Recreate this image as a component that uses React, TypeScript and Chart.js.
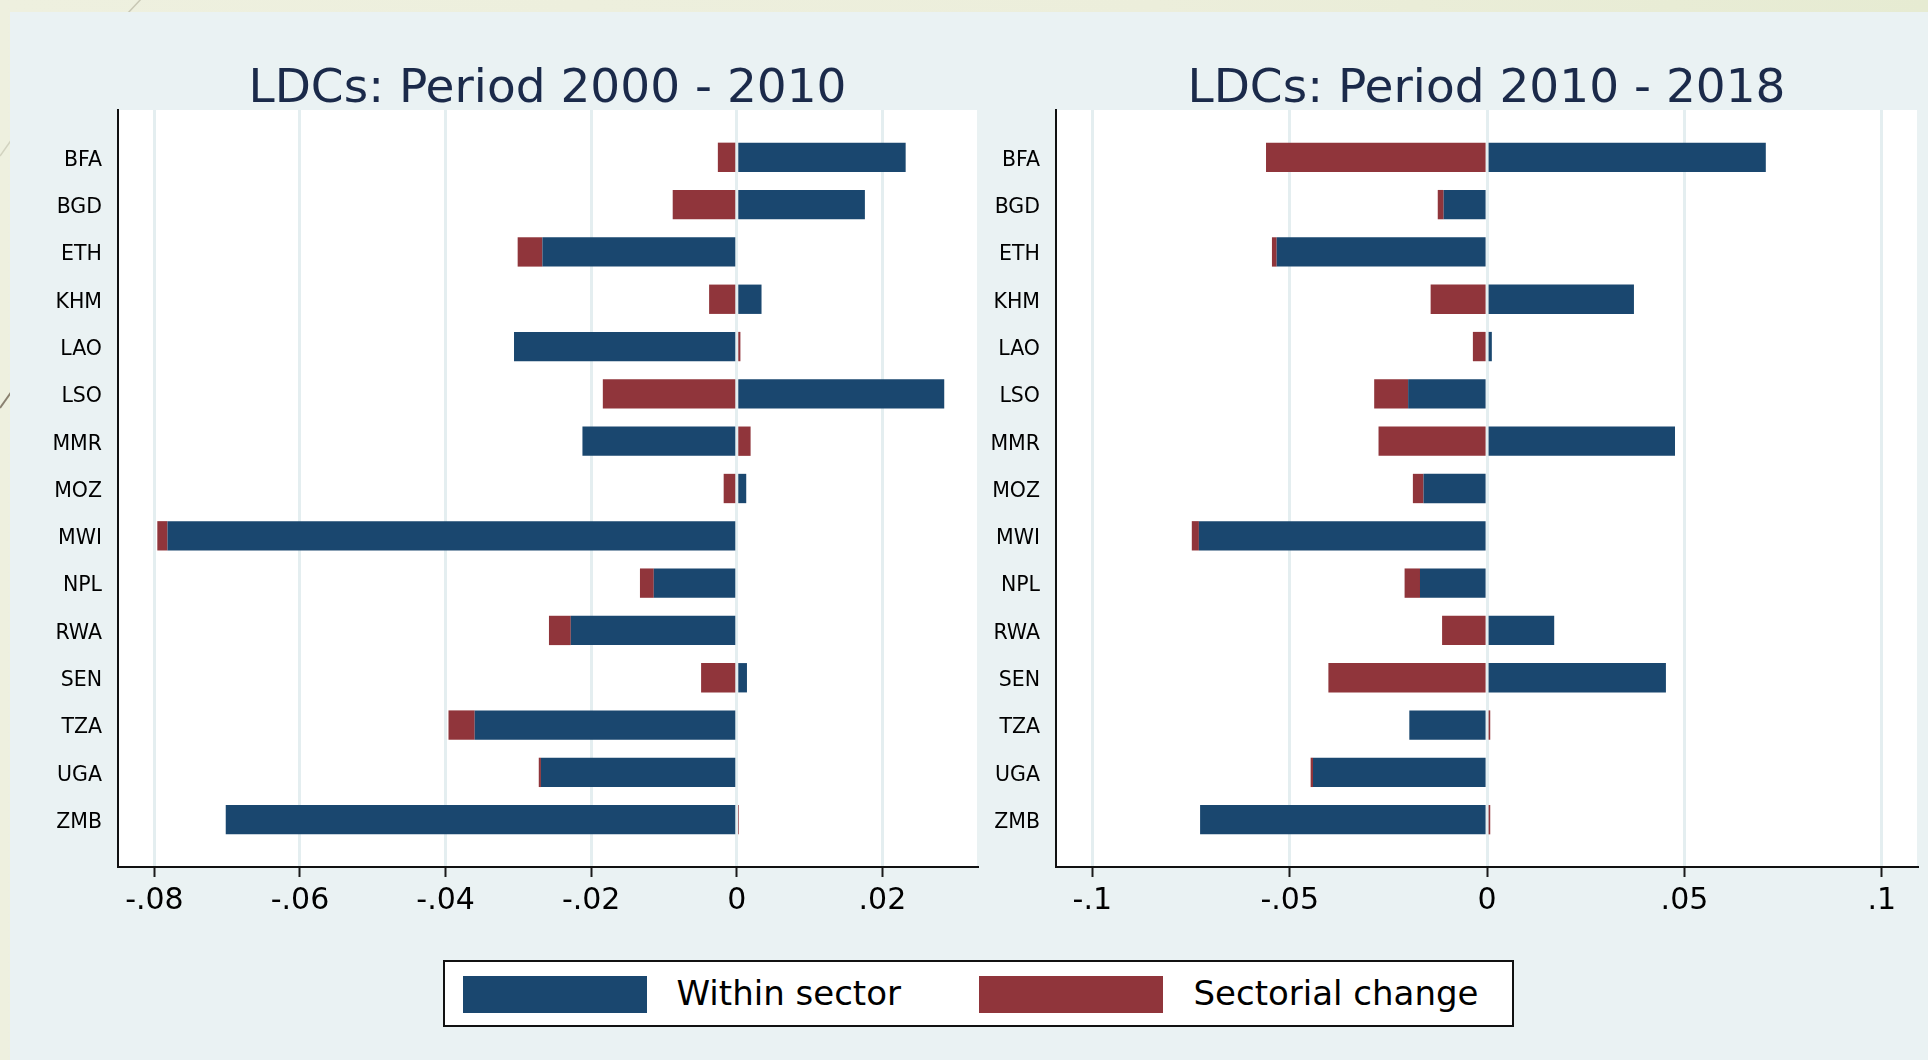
import React, { useEffect, useRef } from "react";
import { Chart, registerables } from "chart.js";

Chart.register(...registerables);

// ---------- data ----------
const categories = ["BFA", "BGD", "ETH", "KHM", "LAO", "LSO", "MMR", "MOZ", "MWI", "NPL", "RWA", "SEN", "TZA", "UGA", "ZMB"];

const within2000 = [0.0232, 0.0176, -0.0267, 0.0034, -0.0306, 0.0285, -0.0212, 0.0013, -0.0782, -0.0114, -0.0228, 0.0014, -0.036, -0.0269, -0.0702];
const sectoral2000 = [-0.0026, -0.0088, -0.0034, -0.0038, 0.0005, -0.0184, 0.0019, -0.0018, -0.0014, -0.0019, -0.003, -0.0049, -0.0036, -0.0003, 0.0003];

const within2010 = [0.0706, -0.011, -0.0533, 0.0372, 0.0012, -0.02, 0.0476, -0.0161, -0.073, -0.017, 0.017, 0.0453, -0.0197, -0.0441, -0.0727];
const sectoral2010 = [-0.056, -0.0015, -0.0012, -0.0143, -0.0036, -0.0086, -0.0275, -0.0027, -0.0018, -0.0039, -0.0114, -0.0402, 0.0008, -0.0006, 0.0008];

const ticks2000 = [-0.08, -0.06, -0.04, -0.02, 0, 0.02];
const tickLabels2000 = ["-.08", "-.06", "-.04", "-.02", "0", ".02"];
const ticks2010 = [-0.1, -0.05, 0, 0.05, 0.1];
const tickLabels2010 = ["-.1", "-.05", "0", ".05", ".1"];

const seriesNames = ["Within sector", "Sectorial change"];
const panelTitles = ["LDCs: Period 2000 - 2010", "LDCs: Period 2010 - 2018"];

// ---------- styles ----------
const BLUE = "#1a476f";
const RED = "#90353b";
const FONT = "DejaVu Sans";

Chart.defaults.font.family = FONT;

const whiteBg = {
  id: "whiteBg",
  beforeDraw(chart: any) {
    const a = chart.chartArea;
    const ctx = chart.ctx;
    ctx.save();
    ctx.fillStyle = "#ffffff";
    ctx.fillRect(a.left, a.top, a.right - a.left, a.bottom - a.top);
    ctx.restore();
  },
};

type PanelProps = {
  title: string;
  within: number[];
  sectoral: number[];
  ticks: number[];
  tickLabels: string[];
  xMin: number;
  xMax: number;
  yAxisWidth: number;
  padRight: number;
  left: number;
  width: number;
};

function Panel(p: PanelProps) {
  const ref = useRef<HTMLCanvasElement | null>(null);
  useEffect(() => {
    if (!ref.current) return;
    const labels = ["", ...categories, ""];
    const pad = (arr: number[]) => [null, ...arr, null];
    const chart = new Chart(ref.current, {
      type: "bar",
      data: {
        labels,
        datasets: [
          {
            label: seriesNames[0],
            data: pad(p.within) as any,
            backgroundColor: BLUE,
            borderWidth: 0,
            barPercentage: 0.62,
            categoryPercentage: 1,
          },
          {
            label: seriesNames[1],
            data: pad(p.sectoral) as any,
            backgroundColor: RED,
            borderWidth: 0,
            barPercentage: 0.62,
            categoryPercentage: 1,
          },
        ],
      },
      options: {
        indexAxis: "y",
        responsive: false,
        animation: false,
        layout: { padding: { left: 0, right: p.padRight, top: 0, bottom: 0 } },
        plugins: {
          legend: { display: false },
          tooltip: { enabled: false },
          title: {
            display: true,
            text: p.title,
            fullSize: false,
            color: "#1b2a4a",
            font: { family: FONT, size: 47, lineHeight: 0.8, weight: "normal" },
            padding: { top: 71, bottom: 1.4 },
          },
        },
        scales: {
          x: {
            type: "linear",
            min: p.xMin,
            max: p.xMax,
            stacked: true,
            afterBuildTicks: (s: any) => {
              s.ticks = p.ticks.map((v) => ({ value: v }));
            },
            afterFit: (s: any) => {
              s.height = 73;
            },
            ticks: {
              callback: (v: any) => {
                const i = p.ticks.indexOf(v);
                return i >= 0 ? p.tickLabels[i] : "";
              },
              color: "#000",
              font: { family: FONT, size: 30 },
              padding: 6,
              maxRotation: 0,
              autoSkip: false,
            },
            grid: {
              color: "#e4eef0",
              lineWidth: 3,
              tickColor: "#1a1a1a",
              tickWidth: 2,
              tickLength: 10,
              drawOnChartArea: true,
            },
            border: { display: true, color: "#111", width: 2 },
          },
          y: {
            type: "category",
            stacked: true,
            offset: false,
            afterFit: (s: any) => {
              s.width = p.yAxisWidth;
            },
            ticks: {
              color: "#000",
              font: { family: FONT, size: 20.5 },
              padding: 16,
              labelOffset: 3,
              autoSkip: false,
            },
            grid: { display: false, drawTicks: false },
            border: { display: true, color: "#111", width: 2 },
          },
        },
      } as any,
      plugins: [whiteBg],
    });
    return () => chart.destroy();
  }, []);
  return (
    <canvas
      ref={ref}
      width={p.width}
      height={940}
      style={{ position: "absolute", left: p.left, top: 0, width: p.width, height: 940 }}
    />
  );
}

export default function App() {
  const legendColors = [BLUE, RED];
  const swatchLeft = [18, 533.6];
  const textLeft = [231.5, 748.5];
  return (
    <div
      style={{
        position: "fixed",
        left: 0,
        top: 0,
        width: 1928,
        height: 1060,
        overflow: "hidden",
        background: "linear-gradient(90deg, #eef0df 0%, #eceedb 60%, #e6ebd2 100%)",
      }}
    >
      <svg width={1928} height={1060} style={{ position: "absolute", left: 0, top: 0 }}>
        <line x1={142} y1={-2} x2={112} y2={30} stroke="#c8c7b4" strokeWidth={1.5} />
        <line x1={0} y1={156} x2={12} y2={139} stroke="#d2d3c0" strokeWidth={1.5} />
        <line x1={0} y1={408} x2={12} y2={391} stroke="#8a8170" strokeWidth={2} />
      </svg>
      <div
        style={{
          position: "absolute",
          left: 10,
          top: 12,
          width: 1918,
          height: 1048,
          background: "#eaf2f3",
        }}
      />
      <Panel
        title={panelTitles[0]}
        within={within2000}
        sectoral={sectoral2000}
        ticks={ticks2000}
        tickLabels={tickLabels2000}
        xMin={-0.085}
        xMax={0.033}
        yAxisWidth={108}
        padRight={8}
        left={10}
        width={975}
      />
      <Panel
        title={panelTitles[1]}
        within={within2010}
        sectoral={sectoral2010}
        ticks={ticks2010}
        tickLabels={tickLabels2010}
        xMin={-0.1092}
        xMax={0.1089}
        yAxisWidth={71}
        padRight={11}
        left={985}
        width={943}
      />
      <div
        style={{
          position: "absolute",
          left: 443,
          top: 960,
          width: 1071,
          height: 67,
          boxSizing: "border-box",
          border: "2px solid #111",
          background: "#fff",
          fontFamily: FONT,
        }}
      >
        {seriesNames.map((name, i) => (
          <React.Fragment key={name}>
            <div
              style={{
                position: "absolute",
                left: swatchLeft[i],
                top: 14,
                width: 184,
                height: 37,
                background: legendColors[i],
              }}
            />
            <span
              style={{
                position: "absolute",
                left: textLeft[i],
                top: 14,
                fontSize: 34,
                lineHeight: "34px",
                color: "#000",
                whiteSpace: "nowrap",
              }}
            >
              {name}
            </span>
          </React.Fragment>
        ))}
      </div>
    </div>
  );
}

* * * * * * * * *

What the exercise asks: Go through the listing above and quote it exactly, apart from its images.

The reply:
Recreate this image as a component that uses React, TypeScript and Chart.js.
import React, { useEffect, useRef } from "react";
import { Chart, registerables } from "chart.js";

Chart.register(...registerables);

// ---------- data ----------
const categories = ["BFA", "BGD", "ETH", "KHM", "LAO", "LSO", "MMR", "MOZ", "MWI", "NPL", "RWA", "SEN", "TZA", "UGA", "ZMB"];

const within2000 = [0.0232, 0.0176, -0.0267, 0.0034, -0.0306, 0.0285, -0.0212, 0.0013, -0.0782, -0.0114, -0.0228, 0.0014, -0.036, -0.0269, -0.0702];
const sectoral2000 = [-0.0026, -0.0088, -0.0034, -0.0038, 0.0005, -0.0184, 0.0019, -0.0018, -0.0014, -0.0019, -0.003, -0.0049, -0.0036, -0.0003, 0.0003];

const within2010 = [0.0706, -0.011, -0.0533, 0.0372, 0.0012, -0.02, 0.0476, -0.0161, -0.073, -0.017, 0.017, 0.0453, -0.0197, -0.0441, -0.0727];
const sectoral2010 = [-0.056, -0.0015, -0.0012, -0.0143, -0.0036, -0.0086, -0.0275, -0.0027, -0.0018, -0.0039, -0.0114, -0.0402, 0.0008, -0.0006, 0.0008];

const ticks2000 = [-0.08, -0.06, -0.04, -0.02, 0, 0.02];
const tickLabels2000 = ["-.08", "-.06", "-.04", "-.02", "0", ".02"];
const ticks2010 = [-0.1, -0.05, 0, 0.05, 0.1];
const tickLabels2010 = ["-.1", "-.05", "0", ".05", ".1"];

const seriesNames = ["Within sector", "Sectorial change"];
const panelTitles = ["LDCs: Period 2000 - 2010", "LDCs: Period 2010 - 2018"];

// ---------- styles ----------
const BLUE = "#1a476f";
const RED = "#90353b";
const FONT = "DejaVu Sans";

Chart.defaults.font.family = FONT;

const whiteBg = {
  id: "whiteBg",
  beforeDraw(chart: any) {
    const a = chart.chartArea;
    const ctx = chart.ctx;
    ctx.save();
    ctx.fillStyle = "#ffffff";
    ctx.fillRect(a.left, a.top, a.right - a.left, a.bottom - a.top);
    ctx.restore();
  },
};

type PanelProps = {
  title: string;
  within: number[];
  sectoral: number[];
  ticks: number[];
  tickLabels: string[];
  xMin: number;
  xMax: number;
  yAxisWidth: number;
  padRight: number;
  left: number;
  width: number;
};

function Panel(p: PanelProps) {
  const ref = useRef<HTMLCanvasElement | null>(null);
  useEffect(() => {
    if (!ref.current) return;
    const labels = ["", ...categories, ""];
    const pad = (arr: number[]) => [null, ...arr, null];
    const chart = new Chart(ref.current, {
      type: "bar",
      data: {
        labels,
        datasets: [
          {
            label: seriesNames[0],
            data: pad(p.within) as any,
            backgroundColor: BLUE,
            borderWidth: 0,
            barPercentage: 0.62,
            categoryPercentage: 1,
          },
          {
            label: seriesNames[1],
            data: pad(p.sectoral) as any,
            backgroundColor: RED,
            borderWidth: 0,
            barPercentage: 0.62,
            categoryPercentage: 1,
          },
        ],
      },
      options: {
        indexAxis: "y",
        responsive: false,
        animation: false,
        layout: { padding: { left: 0, right: p.padRight, top: 0, bottom: 0 } },
        plugins: {
          legend: { display: false },
          tooltip: { enabled: false },
          title: {
            display: true,
            text: p.title,
            fullSize: false,
            color: "#1b2a4a",
            font: { family: FONT, size: 47, lineHeight: 0.8, weight: "normal" },
            padding: { top: 71, bottom: 1.4 },
          },
        },
        scales: {
          x: {
            type: "linear",
            min: p.xMin,
            max: p.xMax,
            stacked: true,
            afterBuildTicks: (s: any) => {
              s.ticks = p.ticks.map((v) => ({ value: v }));
            },
            afterFit: (s: any) => {
              s.height = 73;
            },
            ticks: {
              callback: (v: any) => {
                const i = p.ticks.indexOf(v);
                return i >= 0 ? p.tickLabels[i] : "";
              },
              color: "#000",
              font: { family: FONT, size: 30 },
              padding: 6,
              maxRotation: 0,
              autoSkip: false,
            },
            grid: {
              color: "#e4eef0",
              lineWidth: 3,
              tickColor: "#1a1a1a",
              tickWidth: 2,
              tickLength: 10,
              drawOnChartArea: true,
            },
            border: { display: true, color: "#111", width: 2 },
          },
          y: {
            type: "category",
            stacked: true,
            offset: false,
            afterFit: (s: any) => {
              s.width = p.yAxisWidth;
            },
            ticks: {
              color: "#000",
              font: { family: FONT, size: 20.5 },
              padding: 16,
              labelOffset: 3,
              autoSkip: false,
            },
            grid: { display: false, drawTicks: false },
            border: { display: true, color: "#111", width: 2 },
          },
        },
      } as any,
      plugins: [whiteBg],
    });
    return () => chart.destroy();
  }, []);
  return (
    <canvas
      ref={ref}
      width={p.width}
      height={940}
      style={{ position: "absolute", left: p.left, top: 0, width: p.width, height: 940 }}
    />
  );
}

export default function App() {
  const legendColors = [BLUE, RED];
  const swatchLeft = [18, 533.6];
  const textLeft = [231.5, 748.5];
  return (
    <div
      style={{
        position: "fixed",
        left: 0,
        top: 0,
        width: 1928,
        height: 1060,
        overflow: "hidden",
        background: "linear-gradient(90deg, #eef0df 0%, #eceedb 60%, #e6ebd2 100%)",
      }}
    >
      <svg width={1928} height={1060} style={{ position: "absolute", left: 0, top: 0 }}>
        <line x1={142} y1={-2} x2={112} y2={30} stroke="#c8c7b4" strokeWidth={1.5} />
        <line x1={0} y1={156} x2={12} y2={139} stroke="#d2d3c0" strokeWidth={1.5} />
        <line x1={0} y1={408} x2={12} y2={391} stroke="#8a8170" strokeWidth={2} />
      </svg>
      <div
        style={{
          position: "absolute",
          left: 10,
          top: 12,
          width: 1918,
          height: 1048,
          background: "#eaf2f3",
        }}
      />
      <Panel
        title={panelTitles[0]}
        within={within2000}
        sectoral={sectoral2000}
        ticks={ticks2000}
        tickLabels={tickLabels2000}
        xMin={-0.085}
        xMax={0.033}
        yAxisWidth={108}
        padRight={8}
        left={10}
        width={975}
      />
      <Panel
        title={panelTitles[1]}
        within={within2010}
        sectoral={sectoral2010}
        ticks={ticks2010}
        tickLabels={tickLabels2010}
        xMin={-0.1092}
        xMax={0.1089}
        yAxisWidth={71}
        padRight={11}
        left={985}
        width={943}
      />
      <div
        style={{
          position: "absolute",
          left: 443,
          top: 960,
          width: 1071,
          height: 67,
          boxSizing: "border-box",
          border: "2px solid #111",
          background: "#fff",
          fontFamily: FONT,
        }}
      >
        {seriesNames.map((name, i) => (
          <React.Fragment key={name}>
            <div
              style={{
                position: "absolute",
                left: swatchLeft[i],
                top: 14,
                width: 184,
                height: 37,
                background: legendColors[i],
              }}
            />
            <span
              style={{
                position: "absolute",
                left: textLeft[i],
                top: 14,
                fontSize: 34,
                lineHeight: "34px",
                color: "#000",
                whiteSpace: "nowrap",
              }}
            >
              {name}
            </span>
          </React.Fragment>
        ))}
      </div>
    </div>
  );
}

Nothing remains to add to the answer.